Les hommes d’Ennahdha
Neuf hommes d’affaires ont été sélectionnés par le parti Ennahdha pour le représenter aux élections législatives. Ce choix s’est fait, selon des sources proches du parti, sur la base de critères se rapportant, dit-on, à «la compétence et au projet de société auquel adhère le parti». Ce que conteste une certaine opinion jugeant qu’en fait il n’est question que d’intérêt mutuel. Le parti tablant sur l’aura financier de ces candidats, leur potentiel de ralliement et, pourquoi pas, leur apport financier. Les hommes d’affaires tablant sur de nouveaux horizons tant au niveau de la satisfaction personnelle qu’à celui des affaires. Neuf candidats donc et «de gros calibre» insiste-t-on du côté des détracteurs qui y voient une manifeste manœuvre politicienne à dividendes certaines pour le parti, si jamais ils venaient à être choisis par les urnes. En voici la liste complète :
– Mohamed Frikha : tête de liste Sfax 2 et PDG de Telnet et de la compagnie aérienne Syphax Airlines
– Walid Loukil : 3e sur la liste de l’Ariana et Directeur général adjoint du groupe Loukil (il a été remplacé la semaine dernière par Mehdi Ben Ayed, à cause d’un problème d’éligibilité constaté par l’ISIE)

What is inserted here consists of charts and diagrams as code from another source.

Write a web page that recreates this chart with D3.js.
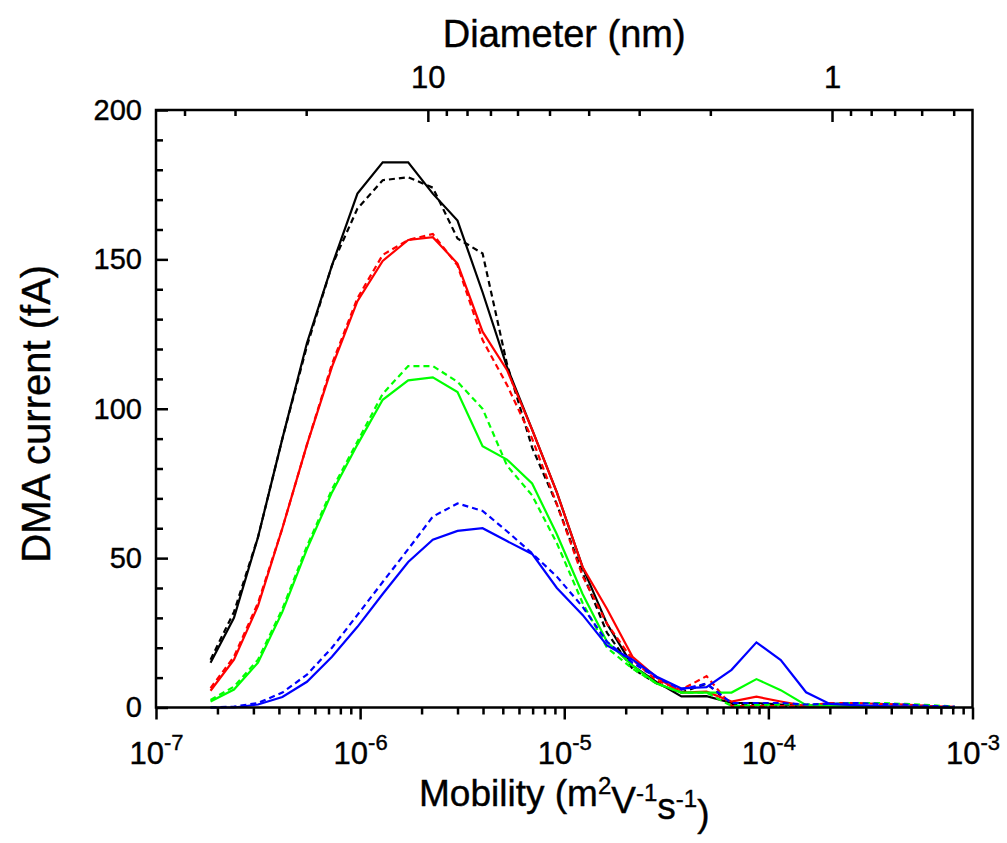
<!DOCTYPE html>
<html>
<head>
<meta charset="utf-8">
<script src="https://cdn.jsdelivr.net/npm/d3@7"></script>
<style>
  body { margin: 0; background: #fff; }
  text { font-family: Arial, "Liberation Sans", sans-serif; stroke: #000; stroke-width: 0.4px; }
</style>
</head>
<body>
<svg id="chart"></svg>
<script>
// mobility of each DMA step (m2 V-1 s-1)
var mobility = [1.85e-7, 2.41e-7, 3.16e-7, 4.16e-7, 5.49e-7, 7.28e-7, 9.70e-7, 1.29e-6,
  1.72e-6, 2.27e-6, 3.00e-6, 3.98e-6, 5.24e-6, 6.96e-6, 9.20e-6, 1.23e-5, 1.62e-5,
  2.16e-5, 2.84e-5, 3.75e-5, 4.98e-5, 6.60e-5, 8.74e-5, 1.15e-4, 1.53e-4, 2.00e-4,
  2.65e-4, 3.51e-4, 4.66e-4, 6.17e-4, 8.18e-4]

var blackSolid = [15, 30, 57, 90, 122, 148, 172, 182.5, 182.5, 172, 163, 139, 114, 93, 72, 47,
  28, 14, 8.5, 3.7, 3.8, 1.5, 1.5, 1, 0.5, 0.3, 0.3, 0.2, 0.2, 0.1, 0.1]
var blackDashed = [16, 32, 57, 90, 121, 148, 167, 176.5, 177.5, 174, 157, 152, 115, 87, 68, 45,
  25, 13, 8, 5, 8, 1, 0.8, 0.6, 0.5, 0.5, 0.5, 0.4, 0.3, 0.2, 0.1]
var redSolid = [5.6, 16, 34, 60, 88, 114, 136, 149.5, 156.5, 157.4, 148.6, 125.8, 113, 93, 72, 47,
  33, 17, 10, 5, 5.3, 2, 3.6, 2, 0.5, 0.5, 0.4, 0.3, 0.2, 0.1, 0.1]
var redDashed = [6.5, 17, 35, 60, 88, 115, 137, 151.5, 156.5, 158.5, 148, 123, 108, 90, 68, 44,
  28, 16, 9, 6, 10.5, 0.5, 0.5, 0.5, 0.5, 1.5, 1.5, 1.2, 1, 0.5, 0.2]
var greenSolid = [2, 6, 15, 32, 53, 72, 88, 103, 109.5, 110.5, 105.6, 87.5, 83, 75, 58, 38,
  22, 14, 8, 5, 5, 5, 9.5, 5.8, 0.8, 0.5, 0.3, 0.2, 0.1, 0.1, 0]
var greenDashed = [2.5, 7, 16, 33, 54, 73, 89, 105, 114.3, 114.3, 109, 100, 81, 71, 55, 35,
  20, 13, 8, 5, 5, 0.5, 0.8, 1, 1, 1.2, 1.5, 1.5, 1.2, 0.8, 0.3]
var blueSolid = [0, 0, 1, 3.5, 8.6, 17, 27, 38, 48.7, 56.2, 59.1, 60, 55.7, 51.4, 40, 31,
  20.8, 16, 10.3, 6.4, 6.8, 12.6, 21.8, 15.9, 5.1, 1.2, 0.8, 0.5, 0.3, 0.2, 0]
var blueDashed = [0, 0.3, 1.5, 5, 11, 20, 31, 42, 53, 63.9, 68.3, 65.8, 59, 51.6, 43.8, 33.7,
  22, 15, 10, 6, 8, 1.5, 1.5, 1.5, 1, 1.2, 1.5, 1.2, 1, 0.5, 0.3]

var yTicks = [0, 50, 100, 150, 200]
var xTickExponents = [-7, -6, -5, -4, -3]
var diameterTicks = [10, 1]

var series = [
  { values: blackSolid, color: "#000000", dashed: false },
  { values: blackDashed, color: "#000000", dashed: true },
  { values: redSolid, color: "#ff0000", dashed: false },
  { values: redDashed, color: "#ff0000", dashed: true },
  { values: greenSolid, color: "#00ff00", dashed: false },
  { values: greenDashed, color: "#00ff00", dashed: true },
  { values: blueSolid, color: "#0000ff", dashed: false },
  { values: blueDashed, color: "#0000ff", dashed: true }
]

var dimensions = {
  width: 1007,
  height: 843,
  margin: { top: 110, bottom: 135.5, right: 34.5, left: 156 }
}

var svg = d3.select("#chart")
  .attr("width", dimensions.width)
  .attr("height", dimensions.height)

var x0 = dimensions.margin.left
var x1 = dimensions.width - dimensions.margin.right
var y0 = dimensions.height - dimensions.margin.bottom
var y1 = dimensions.margin.top

var xScale = d3.scaleLog().domain([1e-7, 1e-3]).range([x0, x1])
var yScale = d3.scaleLinear().domain([0, 200]).range([y0, y1])

// diameter (nm) from mobility, used for the top axis
var diameterOf = z => Math.pow(2.05e-4 / z, 1 / 1.98)
var dScale = d3.scaleLog().domain([diameterOf(1e-7), diameterOf(1e-3)]).range([x0, x1])

var line = d3.line()
  .x((d, i) => xScale(mobility[i]))
  .y(d => yScale(d))

svg.append("g")
  .selectAll("path")
  .data(series)
  .enter()
  .append("path")
  .attr("d", d => line(d.values))
  .attr("fill", "none")
  .attr("stroke", d => d.color)
  .attr("stroke-width", 2.2)
  .attr("stroke-dasharray", d => d.dashed ? "6,4" : null)

// minor tick positions
var xMinor = []
for (var e = -7; e < -3; e++) {
  for (var m = 2; m <= 9; m++) xMinor.push(m * Math.pow(10, e))
}
var yMinor = d3.range(0, 201, 10).filter(v => v % 50 != 0)
var dMinor = [40, 30, 20, 9, 8, 7, 6, 5, 4, 3, 2, 0.9, 0.8, 0.7, 0.6, 0.5]

var styleAxis = g => {
  g.select(".domain").remove()
  g.selectAll("line").attr("stroke", "#000").attr("stroke-width", 2.5)
  g.selectAll("text").attr("fill", "#000").style("font-size", "29px")
}

// bottom axis
svg.append("g")
  .attr("transform", `translate(0,${y0})`)
  .call(d3.axisBottom(xScale).tickValues(xMinor).tickSize(7).tickFormat(""))
  .call(styleAxis)

var xAxis = svg.append("g")
  .attr("transform", `translate(0,${y0})`)
  .call(d3.axisBottom(xScale)
    .tickValues(xTickExponents.map(e => Math.pow(10, e)))
    .tickSize(12).tickPadding(22).tickFormat(""))
  .call(styleAxis)

xAxis.selectAll("text").style("font-size", "31px").each(function (d, i) {
  var t = d3.select(this)
  t.append("tspan").text("10")
  t.append("tspan").attr("dy", "-0.6em").style("font-size", "22px").text(xTickExponents[i])
})

// left axis, ticks inside
svg.append("g")
  .attr("transform", `translate(${x0},0)`)
  .call(d3.axisLeft(yScale).tickValues(yMinor).tickSize(-7).tickFormat(""))
  .call(styleAxis)

svg.append("g")
  .attr("transform", `translate(${x0},0)`)
  .call(d3.axisLeft(yScale).tickValues(yTicks).tickSize(-12).tickPadding(14))
  .call(styleAxis)

// top axis, diameter
svg.append("g")
  .attr("transform", `translate(0,${y1})`)
  .call(d3.axisTop(dScale).tickValues(dMinor).tickSize(-6).tickFormat(""))
  .call(styleAxis)

svg.append("g")
  .attr("transform", `translate(0,${y1})`)
  .call(d3.axisTop(dScale).tickValues(diameterTicks).tickSize(-12).tickPadding(22)
    .tickFormat(d3.format("d")))
  .call(styleAxis)
  .selectAll("text").style("font-size", "31px")

// frame
svg.append("rect")
  .attr("x", x0).attr("y", y1)
  .attr("width", x1 - x0).attr("height", y0 - y1)
  .attr("fill", "none")
  .attr("stroke", "#000")
  .attr("stroke-width", 2.5)

// titles
svg.append("text")
  .attr("x", (x0 + x1) / 2).attr("y", 47)
  .attr("text-anchor", "middle")
  .style("font-size", "38px")
  .text("Diameter (nm)")

var xTitle = svg.append("text")
  .attr("x", (x0 + x1) / 2).attr("y", 806)
  .attr("text-anchor", "middle")
  .style("font-size", "37px")
xTitle.append("tspan").text("Mobility (m")
xTitle.append("tspan").attr("dy", "-0.5em").style("font-size", "24px").text("2")
xTitle.append("tspan").attr("dy", "0.5em").text("V")
xTitle.append("tspan").attr("dy", "-0.5em").style("font-size", "24px").text("-1")
xTitle.append("tspan").attr("dy", "0.5em").text("s")
xTitle.append("tspan").attr("dy", "-0.5em").style("font-size", "24px").text("-1")
xTitle.append("tspan").attr("dy", "0.5em").text(")")

svg.append("text")
  .attr("transform", `translate(50,${(y0 + y1) / 2 + 5}) rotate(-90)`)
  .attr("text-anchor", "middle")
  .style("font-size", "40px")
  .text("DMA current (fA)")
</script>
</body>
</html>
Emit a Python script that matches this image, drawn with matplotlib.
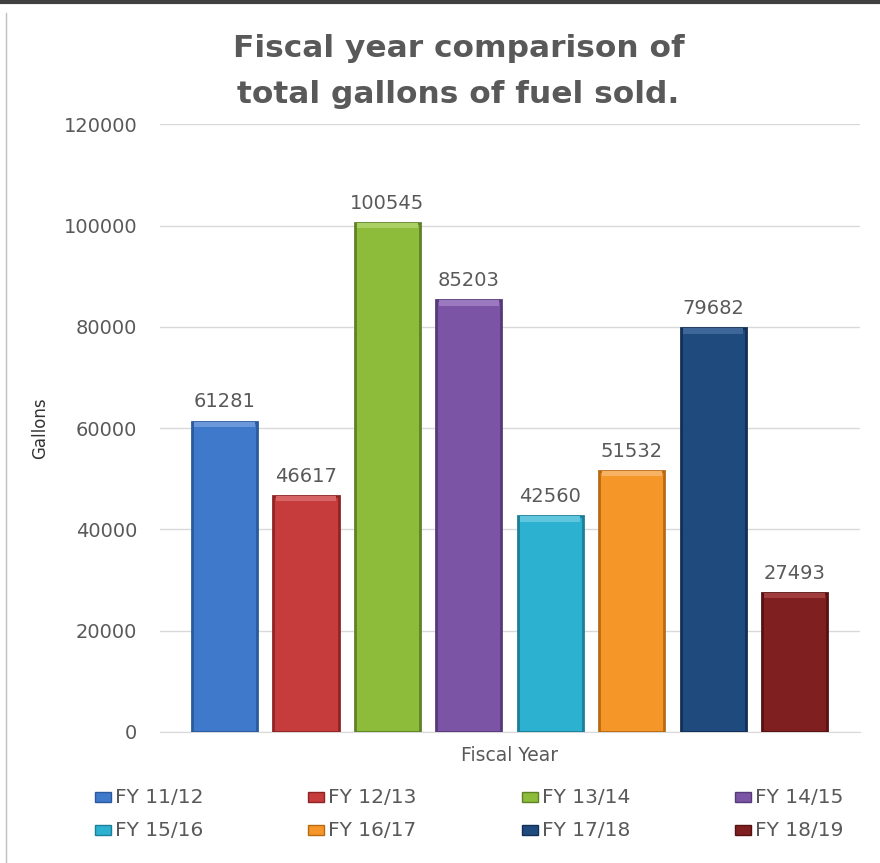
import matplotlib.pyplot as plt
from matplotlib.patches import Rectangle
from matplotlib.lines import Line2D

years = ['FY 11/12', 'FY 12/13', 'FY 13/14', 'FY 14/15',
         'FY 15/16', 'FY 16/17', 'FY 17/18', 'FY 18/19']
gallons = [61281, 46617, 100545, 85203, 42560, 51532, 79682, 27493]
colors = ['#3F79CC', '#C63B3B', '#8DBB3A', '#7B54A6',
          '#2DB1D0', '#F59628', '#1F4A7E', '#801F1F']
edges = ['#2A5A9C', '#8E2424', '#5F8227', '#563A7A',
         '#1C7F99', '#B86A12', '#132F55', '#561212']
tops = ['#6A98DA', '#D86565', '#AACF62', '#9A79C0',
        '#5FC6DE', '#F8B264', '#3F6699', '#A23D3D']

plt.rcParams['font.family'] = ['DejaVu Sans']
grey = '#595959'

fig = plt.figure(figsize=(8.8, 8.63), dpi=100)
ax = fig.add_axes([0.182, 0.152, 0.795, 0.704])

x = list(range(len(years)))
ax.bar(x, gallons, width=0.8, color=colors, edgecolor=edges, linewidth=2, zorder=3)
# bevel highlight on the top of each bar
band = 1100
ax.bar(x, [band] * len(x), bottom=[v - band for v in gallons], width=0.74,
       color=tops, linewidth=0, zorder=4)
for xi, v in zip(x, gallons):
    ax.text(xi, v + 2000, str(v), ha='center', va='bottom', fontsize=14, color=grey)

ax.set_xlim(-0.79, 7.8)
ax.set_ylim(0, 120000)
ax.set_yticks(range(0, 120001, 20000))
ax.tick_params(axis='y', length=0, labelsize=14, labelcolor=grey, pad=16.5)
ax.set_xticks([])
ax.grid(axis='y', color='#D9D9D9', linewidth=1, zorder=0)
for s in ['top', 'right', 'left']:
    ax.spines[s].set_visible(False)
ax.spines['bottom'].set_color('#D9D9D9')

ax.set_ylabel('Gallons', fontsize=12, color='#333333', labelpad=10)
ax.set_xlabel('Fiscal Year', fontsize=13.5, color=grey, labelpad=10)

fig.text(0.521, 0.944, 'Fiscal year comparison of', ha='center', va='center',
         fontsize=22.5, fontweight='bold', color=grey)
fig.text(0.521, 0.890, 'total gallons of fuel sold.', ha='center', va='center',
         fontsize=22.5, fontweight='bold', color=grey)

# legend: 2 rows x 4 columns
col_x = [95, 308, 522, 735]
row_y = [797, 830]
W, H = 880, 863
for i, (lab, c, e) in enumerate(zip(years, colors, edges)):
    cx = col_x[i % 4]
    cy = row_y[i // 4]
    fig.add_artist(Rectangle((cx / W, 1 - (cy + 5) / H), 16 / W, 10 / H,
                             facecolor=c, edgecolor=e, linewidth=1,
                             transform=fig.transFigure))
    fig.text((cx + 20) / W, 1 - cy / H, lab, ha='left', va='center',
             fontsize=14.5, color=grey)

fig.add_artist(Line2D([0, 1], [0.998, 0.998], color='#404040', linewidth=3))
fig.add_artist(Line2D([0.007, 0.007], [0, 0.985], color='#BFBFBF', linewidth=1))

fig.savefig('out.png', dpi=100)
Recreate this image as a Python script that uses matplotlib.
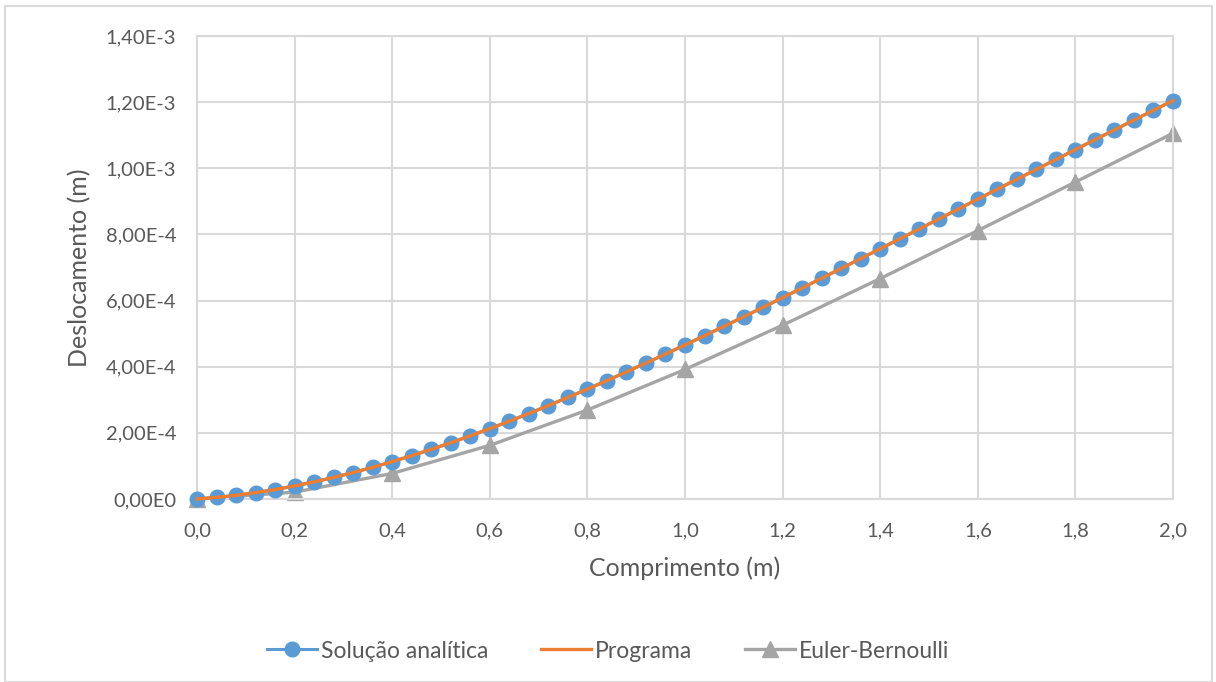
import numpy as np
import matplotlib
matplotlib.use('Agg')
import matplotlib.pyplot as plt
from matplotlib.patches import Rectangle
from matplotlib.ticker import FuncFormatter, MultipleLocator

# comprimento (m) - pontos da solucao analitica a cada 0,04 m
x_analitica = [0.00, 0.04, 0.08, 0.12, 0.16, 0.20, 0.24, 0.28, 0.32, 0.36,
               0.40, 0.44, 0.48, 0.52, 0.56, 0.60, 0.64, 0.68, 0.72, 0.76,
               0.80, 0.84, 0.88, 0.92, 0.96, 1.00, 1.04, 1.08, 1.12, 1.16,
               1.20, 1.24, 1.28, 1.32, 1.36, 1.40, 1.44, 1.48, 1.52, 1.56,
               1.60, 1.64, 1.68, 1.72, 1.76, 1.80, 1.84, 1.88, 1.92, 1.96, 2.00]
# deslocamento em 1e-3 m
y_analitica = [0.0000, 0.0048, 0.0112, 0.0192, 0.0286, 0.0395, 0.0517, 0.0652,
               0.0800, 0.0959, 0.1129, 0.1310, 0.1501, 0.1701, 0.1910, 0.2127,
               0.2353, 0.2585, 0.2825, 0.3071, 0.3323, 0.3581, 0.3844, 0.4111,
               0.4383, 0.4659, 0.4939, 0.5222, 0.5508, 0.5796, 0.6087, 0.6380,
               0.6674, 0.6971, 0.7268, 0.7566, 0.7866, 0.8165, 0.8466, 0.8766,
               0.9066, 0.9367, 0.9667, 0.9967, 1.0266, 1.0565, 1.0863, 1.1161,
               1.1458, 1.1754, 1.2049]
# programa coincide com a solucao analitica
x_programa = x_analitica
y_programa = y_analitica

x_euler = [0.0, 0.2, 0.4, 0.6, 0.8, 1.0, 1.2, 1.4, 1.6, 1.8, 2.0]
y_euler = [0.0000, 0.0207, 0.0773, 0.1622, 0.2690, 0.3917, 0.5255, 0.6665,
           0.8116, 0.9585, 1.1059]

plt.rcParams['font.family'] = ['Lato', 'DejaVu Sans']
txt = '#595959'
grid = '#D9D9D9'

fig = plt.figure(figsize=(12.16, 6.82), dpi=100)
ax = fig.add_axes([197 / 1216, 1 - 499 / 682, (1173 - 197) / 1216, (499 - 36) / 682])

ax.plot(x_analitica, np.array(y_analitica) * 1e-3, color='#5B9BD5', lw=2.2,
        marker='o', ms=10.5, label='Solução analítica', clip_on=False, zorder=3)
ax.plot(x_programa, np.array(y_programa) * 1e-3, color='#ED7D31', lw=2.4,
        label='Programa', clip_on=False, zorder=4)
ax.plot(x_euler, np.array(y_euler) * 1e-3, color='#A5A5A5', lw=2.4,
        marker='^', ms=11, label='Euler-Bernoulli', clip_on=False, zorder=2)

ax.set_xlim(0, 2.0)
ax.set_ylim(0, 1.4e-3)
ax.xaxis.set_major_locator(MultipleLocator(0.2))
ax.yaxis.set_major_locator(MultipleLocator(2e-4))


def fmt_y(v, pos):
    if abs(v) < 1e-12:
        return '0,00E0'
    e = int(np.floor(np.log10(abs(v)) + 1e-9))
    m = v / 10 ** e
    return f'{m:.2f}'.replace('.', ',') + f'E{e}'


ax.yaxis.set_major_formatter(FuncFormatter(fmt_y))
ax.xaxis.set_major_formatter(FuncFormatter(lambda v, p: f'{v:.1f}'.replace('.', ',')))

ax.grid(True, color=grid, lw=1.5)
ax.set_axisbelow(True)
for s in ax.spines.values():
    s.set_color(grid)
    s.set_linewidth(1.5)
ax.tick_params(length=0, labelsize=14.5, labelcolor=txt)
ax.tick_params(axis='y', pad=15)
ax.tick_params(axis='x', pad=17)

ax.set_xlabel('Comprimento (m)', fontsize=18, color=txt, labelpad=12)
ax.set_ylabel('Deslocamento (m)', fontsize=18, color=txt, labelpad=10)

leg = fig.legend(loc='center', bbox_to_anchor=(0.5, 1 - 651 / 682), ncol=3,
                 frameon=False, fontsize=16.5, handlelength=2.2, columnspacing=2.3,
                 handletextpad=0.15)
for t in leg.get_texts():
    t.set_color(txt)

fig.patches.append(Rectangle((5 / 1216, 0), 1207 / 1216, 1 - 6 / 682,
                             transform=fig.transFigure, fill=False,
                             edgecolor=grid, lw=1.5))

fig.savefig('out.png', dpi=100)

Sami Fatnassi : tête de liste à Béja et président de l’Union régionale de l’UTICA à Béja en 2012
Raouf Azzaz : 3e sur la liste de Monastir et homme d’affaires.
– Adel Daâdaâ : 9e sur la liste de Ben Arous et homme d’affaires.
– Habib Masmoudi : 5e sur la liste de La Manouba et fils de Mohamed Masmoudi ancien ministre des Affaires étrangères.
– Moez Haj Rhouma : 3e sur la liste de Nabeul et homme d’affaires opérant dans le secteur du textile.
– Tarek Dhieb : 3e sur la liste de Tunis 1 et homme d’affaires (remplacé par le parti par l’ancien ministre de la Justice, Nadhir Ben Ammou, pour les mêmes raisons annoncées par l’ISIE.)
– Imed Khemmari : tête de liste de La Manouba et homme d’affaires.